After a short walk in open moorland we climbed Conic Hill and deviated to the top where we could see “Robin Hood and his merry man” some distance behind, by this stage. On the top we met 4 Americans and a Scotsman who, in a very short time, identified all the landmarks in the area, told us why he was there and where he lived, and again spoke about walking tours in Spain! The views were quite spectacular and we had a rapid lunch stop there; the sun had gone in by then and the wind was quite chill. We did not linger.
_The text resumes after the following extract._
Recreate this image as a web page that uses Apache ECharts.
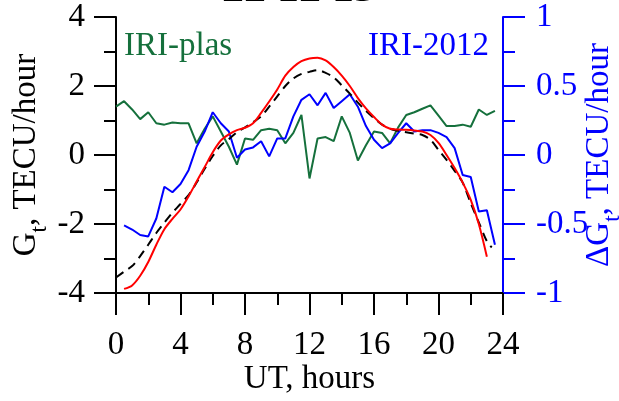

We stayed that night at the Rowardennan Hotel. It was very expensive and poor value, I thought, at £60 per person per night B&B. The bar food was limited and poor value also. I guess that there is virtually no local competition so they can charge what they like and get away with it. We met “Robin hood and his merry man” in the bar and said “Hi” but did not introduce ourselves. There was a Spanish helper in the bar on her first day at work. She was clearly struggling with the language and the system of working. She served me with a glass of red wine (there was no draught beer available) which never appeared on my bill, in view of the exorbitant cost of B&B I did not venture to point this out next morning when I paid. I had a very mediocre burger with chips for supper.
In the morning, while breakfasting, we saw, rather sadly, the Spanish lady getting into a car with suitcases and leaving. I think the job did not work out and she was leaving.